By Yasin Ebrahim
Invesing.com – The dollar was climbed against its rivals on Monday, with analysts continuing to suggest the path of direction for the greenback remains downward despite risk sentiment under pressure in the wake of slump in oil prices.
The U.S. dollar index, which measures the greenback against a trade-weighted basket of six major currencies, rose by 0.19% to 100.02.
Over the past month, the dollar has struggled to build on its recent rally, which took the greenback to a more than three year high in mid-March, weighed down by the Federal Reserve's recent intervention to ramp-up supply of dollars to avert a potential funding crises.

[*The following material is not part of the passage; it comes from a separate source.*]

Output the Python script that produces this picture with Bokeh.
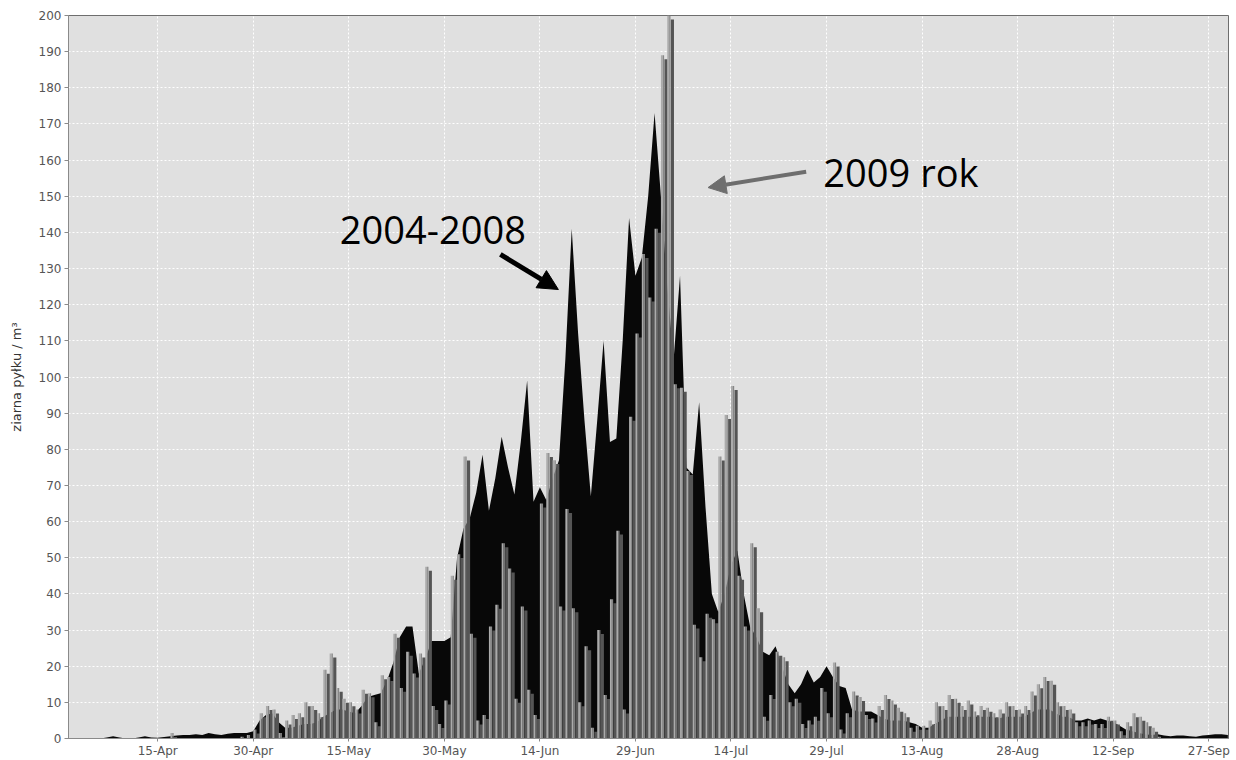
import pandas as pd
from bokeh.plotting import figure
from bokeh.models import Range1d, FixedTicker, Label, Arrow, NormalHead
from bokeh.embed import file_html
from bokeh.resources import INLINE

# ---------------- data ----------------
dates = pd.date_range("2009-04-01", periods=183, freq="D")

pollen_2009 = [
    0, 0, 0, 0, 0, 0, 0, 0, 0, 0,
    0, 0, 0, 0, 0, 0, 1.5, 0, 0, 0,
    0, 0, 0, 0, 0, 0, 0, 0.5, 1, 2.5,
    7, 9, 8, 1.5, 5, 6.5, 7, 10, 9, 7,
    19, 23.5, 14, 11, 10, 8, 13.5, 12.5, 4.5, 17.5,
    17, 29, 14, 24, 18, 23.5, 47.5, 9, 4, 10.5,
    45, 51, 78, 29, 5, 6.5, 31, 37, 54, 47,
    11, 36.5, 13.5, 6.5, 65, 79, 77, 36.5, 63.5, 36,
    10, 25.5, 3, 30, 12, 38.5, 57.5, 8, 89, 112,
    134, 122, 141, 189, 200, 98, 97, 74, 31.5, 22.5,
    34.5, 33, 78, 89.5, 97.5, 45, 31, 54, 36, 6,
    12, 24, 22.5, 10, 11, 4, 5, 6, 14, 7,
    21, 2.5, 7, 13, 11.5, 6.5, 5.5, 9, 12, 10.5,
    8.5, 7, 3, 3.5, 3.5, 5, 10, 9, 12, 11,
    9, 10.5, 7.5, 9, 8.5, 7, 8, 10, 9, 8,
    9, 13, 15, 17, 16, 10, 9, 8, 4.5, 4.5,
    5, 4, 4, 6, 5, 2, 4.5, 7, 6, 4.5,
    3, 0.5, 0, 0, 0, 0, 0, 0, 0, 0,
    0, 0, 0,
]

pollen_2004_2008 = [
    0, 0, 0, 0, 0, 0, 0.3, 0.6, 0.3, 0,
    0, 0.3, 0.6, 0.3, 0.2, 0.4, 0.6, 0.8, 1, 1,
    1.2, 1, 1.5, 1.2, 1, 1.3, 1.5, 1.5, 1.5, 2,
    5, 6.5, 7, 4.5, 3, 3, 3.5, 4, 4, 4.5,
    6, 7, 8, 8, 7.5, 7, 9, 11.5, 12, 12.5,
    16, 21, 28, 31, 31, 18, 22, 27, 27, 27,
    28, 50, 58, 61, 68, 78.5, 63, 72, 83.5, 75,
    67.5, 82, 99, 65.5, 69.5, 66, 72, 77, 105, 141,
    112, 88, 67, 88, 110, 82, 83, 110, 144, 128,
    133, 150, 173, 150, 125, 105, 128, 75, 73, 93,
    64, 40, 35, 40, 48, 52, 40, 31, 28, 24,
    23, 25.5, 20, 15, 12.5, 15, 19, 15.5, 17, 20,
    17, 14.5, 14, 8, 7.5, 7.5, 7.5, 6.5, 5.5, 5,
    5, 5, 4.5, 4, 3, 3, 4, 5, 6, 6,
    6, 6, 6, 6, 6, 6, 5.5, 6, 6, 6,
    6, 7, 8, 8, 8, 7, 6, 6, 5, 5,
    5.5, 5, 5.5, 5, 4.5, 3.5, 2.5, 2, 1.5, 1.2,
    1, 1.2, 0.8, 0.6, 0.8, 0.8, 0.6, 0.5, 0.8, 1,
    1.2, 1.2, 1,
]

tick_dates = ["2009-04-15", "2009-04-30", "2009-05-15", "2009-05-30",
              "2009-06-14", "2009-06-29", "2009-07-14", "2009-07-29",
              "2009-08-13", "2009-08-28", "2009-09-12", "2009-09-27"]
tick_labels = ["15-Apr", "30-Apr", "15-May", "30-May", "14-Jun", "29-Jun",
               "14-Jul", "29-Jul", "13-Aug", "28-Aug", "12-Sep", "27-Sep"]
y_ticks = list(range(0, 201, 10))

# ---------------- helpers ----------------
DAY = 86400000.0
def ms(ts):
    return pd.Timestamp(ts).value / 1e6

x_ms = [ms(d) for d in dates]
tick_ms = [ms(t) for t in tick_dates]
t0 = ms("2009-04-01")

p = figure(width=1236, height=760, output_backend="svg", toolbar_location=None,
           x_axis_type="datetime",
           x_range=Range1d(t0, t0 + 182.1 * DAY),
           y_range=Range1d(0, 200),
           min_border_left=68, min_border_right=8, min_border_top=15,
           min_border_bottom=22)

p.background_fill_color = "#e0e0e0"
p.border_fill_color = "white"
p.outline_line_color = "#6e6e6e"
p.outline_line_width = 1

# grid
p.xgrid.ticker = FixedTicker(ticks=tick_ms)
p.ygrid.ticker = FixedTicker(ticks=y_ticks)
for g in (p.xgrid, p.ygrid):
    g.grid_line_color = "white"
    g.grid_line_dash = "2 2"
    g.grid_line_width = 1

# axes
p.xaxis.ticker = FixedTicker(ticks=tick_ms)
p.xaxis.major_label_overrides = {t: l for t, l in zip(tick_ms, tick_labels)}
p.yaxis.ticker = FixedTicker(ticks=y_ticks)
for ax in (p.xaxis, p.yaxis):
    ax.axis_line_color = "#8a8a8a"
    ax.major_tick_line_color = "#8a8a8a"
    ax.minor_tick_line_color = None
    ax.major_tick_in = 0
    ax.major_tick_out = 4
    ax.major_label_text_font = "DejaVu Sans"
    ax.major_label_text_color = "#555555"
    ax.major_label_standoff = 3
p.xaxis.major_label_text_font_size = "12px"
p.xaxis.major_tick_out = 3
p.xaxis.major_label_standoff = 2
p.yaxis.major_label_text_font_size = "12px"
p.yaxis.axis_label = "ziarna pyłku / m³"
p.yaxis.axis_label_text_font = "DejaVu Sans"
p.yaxis.axis_label_text_font_size = "13px"
p.yaxis.axis_label_text_font_style = "normal"
p.yaxis.axis_label_text_color = "#333333"
p.yaxis.axis_label_standoff = 12

# 2004-2008 average: black area
p.varea(x=x_ms, y1=0, y2=pollen_2004_2008, fill_color="#080808")

# 2009: bars with a shadow
shadow_top = [max(v - 1.1, 0) for v in pollen_2009]
p.vbar(x=[x + 0.80 * DAY for x in x_ms], width=0.50 * DAY, bottom=0, top=shadow_top,
       fill_color="#555555", line_color=None)
p.vbar(x=[x + 0.15 * DAY for x in x_ms], width=0.30 * DAY, bottom=0, top=pollen_2009,
       fill_color="#ababab", line_color=None)
p.vbar(x=[x + 0.40 * DAY for x in x_ms], width=0.20 * DAY, bottom=0, top=pollen_2009,
       fill_color="#878787", line_color=None)

# annotations
p.add_layout(Label(x=t0 + 42.6 * DAY, y=140.8, text="2004-2008",
                   text_font="Open Sans", text_font_size="38px", text_color="black",
                   text_baseline="middle", text_align="left"))
p.add_layout(Label(x=t0 + 118.5 * DAY, y=156.6, text="2009 rok",
                   text_font="Open Sans", text_font_size="38px", text_color="black",
                   text_baseline="middle", text_align="left"))
p.add_layout(Arrow(end=NormalHead(size=20, fill_color="black", line_color="black"),
                   x_start=t0 + 67.8 * DAY, y_start=133.9,
                   x_end=t0 + 76.9 * DAY, y_end=124.2,
                   line_color="black", line_width=5))
p.add_layout(Arrow(end=NormalHead(size=18, fill_color="#6e6e6e", line_color="#6e6e6e"),
                   x_start=t0 + 115.8 * DAY, y_start=156.8,
                   x_end=t0 + 100.4 * DAY, y_end=152.4,
                   line_color="#6e6e6e", line_width=4))

open("out.html", "w").write(file_html(p, INLINE))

"For the US dollar, the consolidation has also come with a downward tilt – reflecting the view that the Fed will buy more bonds than other central banks, thereby increasing the supply of dollars by more than other central banks increase the supply of other currencies," Morgan Stanley (NYSE:MS) said in a note.
Others seem to agree, with Jefferies highlighting signs the dollar squeeze overseas may be on the wane.
"Foreign central banks holdings of Treasuries fell $161 billion from March 4 through April 8, but rose $13.7 billion this past week, the first increase since late February. This combination suggests that the dollar squeeze overseas is easing," Jefferies said.
Underscoring the shift in sentiment on the dollar, data showed speculators increased their net short dollar position in the last week.
The value of the net short dollar position rose to $12.59 billion in the week ended April 14, from $10.5 billion the previous week, according to calculations by Reuters and U.S. Commodity Futures Trading Commission data released on Friday.